→ **The task**: Starting at the first line of the data, print each line verbatim up to and including the line bearing "plt.rcParams['font.family'] = ['Liberation", omitting pictures.

→ **Provided records**:
———

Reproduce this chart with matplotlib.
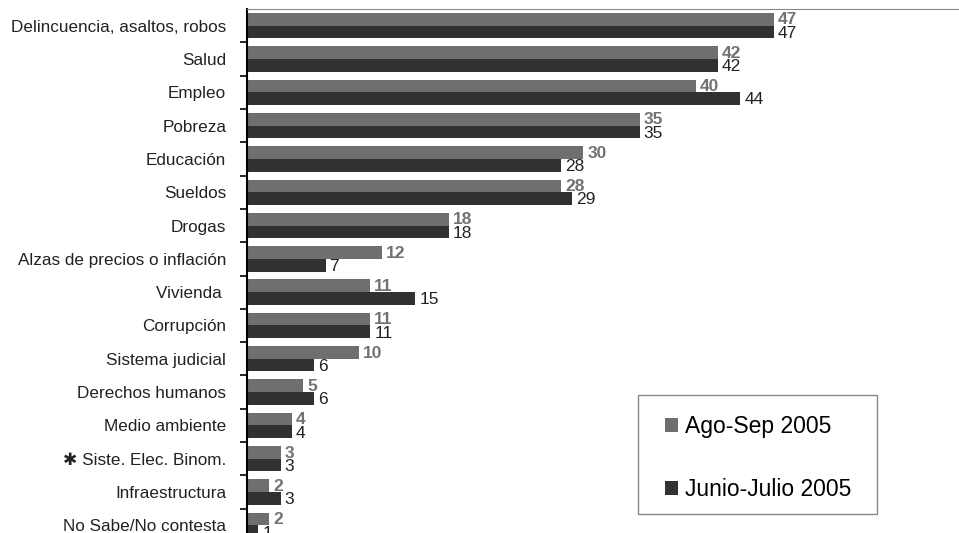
import numpy as np
import matplotlib
matplotlib.use('Agg')
import matplotlib.pyplot as plt
from matplotlib.patches import Rectangle

plt.rcParams['font.family'] = ['Liberation Sans', 'DejaVu Sans']

categories = ['Delincuencia, asaltos, robos', 'Salud', 'Empleo', 'Pobreza',
              'Educación', 'Sueldos', 'Drogas', 'Alzas de precios o inflación',
              'Vivienda ', 'Corrupción', 'Sistema judicial', 'Derechos humanos',
              'Medio ambiente', '\u2731 Siste. Elec. Binom.', 'Infraestructura',
              'No Sabe/No contesta']
ago_sep = [47, 42, 40, 35, 30, 28, 18, 12, 11, 11, 10, 5, 4, 3, 2, 2]
jun_jul = [47, 42, 44, 35, 28, 29, 18, 7, 15, 11, 6, 6, 4, 3, 3, 1]

c_light = '#6f6f6f'
c_dark = '#333033'

W, H = 959, 533
fig = plt.figure(figsize=(W / 100, H / 100), dpi=100)
ax = fig.add_axes([247 / W, -9 / H, 711 / W, 1.0])

y = np.arange(len(categories))
h = 0.38
ax.barh(y - h / 2, ago_sep, height=h, color=c_light, label='Ago-Sep 2005')
ax.barh(y + h / 2, jun_jul, height=h, color=c_dark, label='Junio-Julio 2005')

for i, (a, b) in enumerate(zip(ago_sep, jun_jul)):
    ax.text(a + 0.35, i - h / 2 + 0.02, str(a), color='#727272', fontsize=12.5,
            fontweight='bold', va='center', ha='left')
    ax.text(b + 0.35, i + h / 2 + 0.04, str(b), color='#222222', fontsize=12.5,
            va='center', ha='left')

ax.set_xlim(0, 63.4)
ax.set_ylim(len(categories) - 0.5, -0.5)
ax.set_yticks(y)
ax.set_yticklabels(categories, fontsize=12.3, color='#222222')
ax.tick_params(axis='y', which='major', length=0, pad=15)
ax.set_yticks(np.arange(len(categories)) + 0.5, minor=True)
ax.tick_params(axis='y', which='minor', length=5, width=1.2, direction='out')
ax.set_xticks([])

ax.spines['right'].set_visible(False)
ax.spines['bottom'].set_visible(False)
ax.spines['top'].set_color('#888888')
ax.spines['left'].set_color('black')
ax.spines['left'].set_linewidth(1.5)

# legend box drawn separately so its padding can match
fig.patches.append(Rectangle((638 / W, 1 - 514 / H), 239 / W, 119 / H,
                             transform=fig.transFigure, fill=False,
                             edgecolor='#888888', linewidth=1.0))
ax.legend(loc='upper left', bbox_to_anchor=(665 / W, 1 - 415 / H),
          bbox_transform=fig.transFigure, fontsize=16.5, frameon=False,
          handlelength=0.57, handleheight=0.57, handletextpad=0.3,
          labelspacing=1.75, borderpad=0, borderaxespad=0)

fig.savefig('out.png', dpi=100)
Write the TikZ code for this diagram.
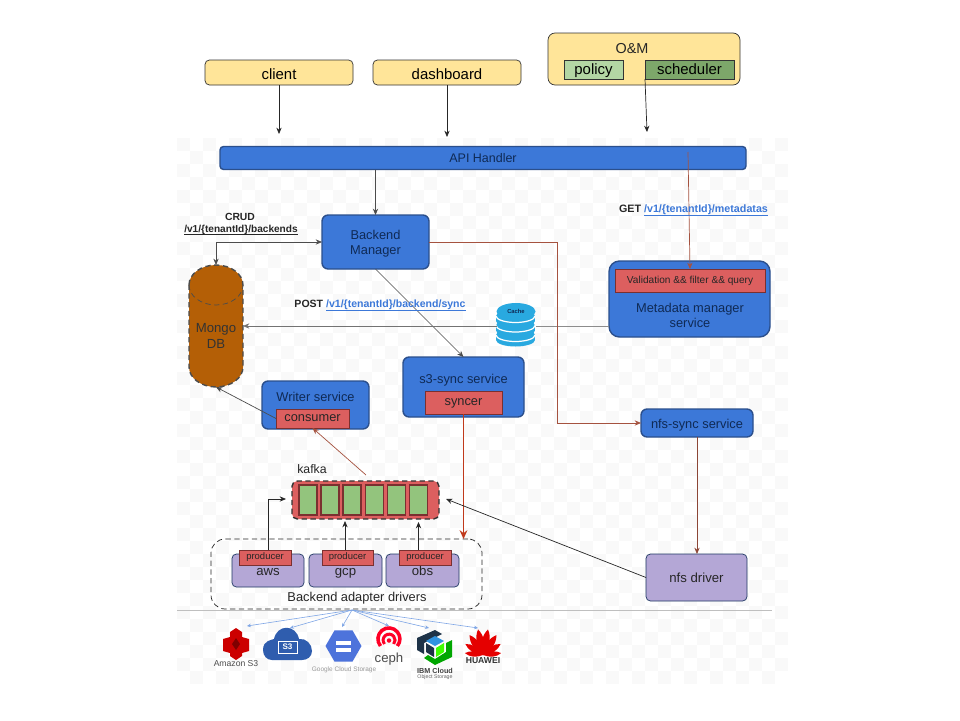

———

→ **The solution**:
Reproduce this chart with matplotlib.
import numpy as np
import matplotlib
matplotlib.use('Agg')
import matplotlib.pyplot as plt
from matplotlib.patches import Rectangle

plt.rcParams['font.family'] = ['Liberation Sans', 'DejaVu Sans']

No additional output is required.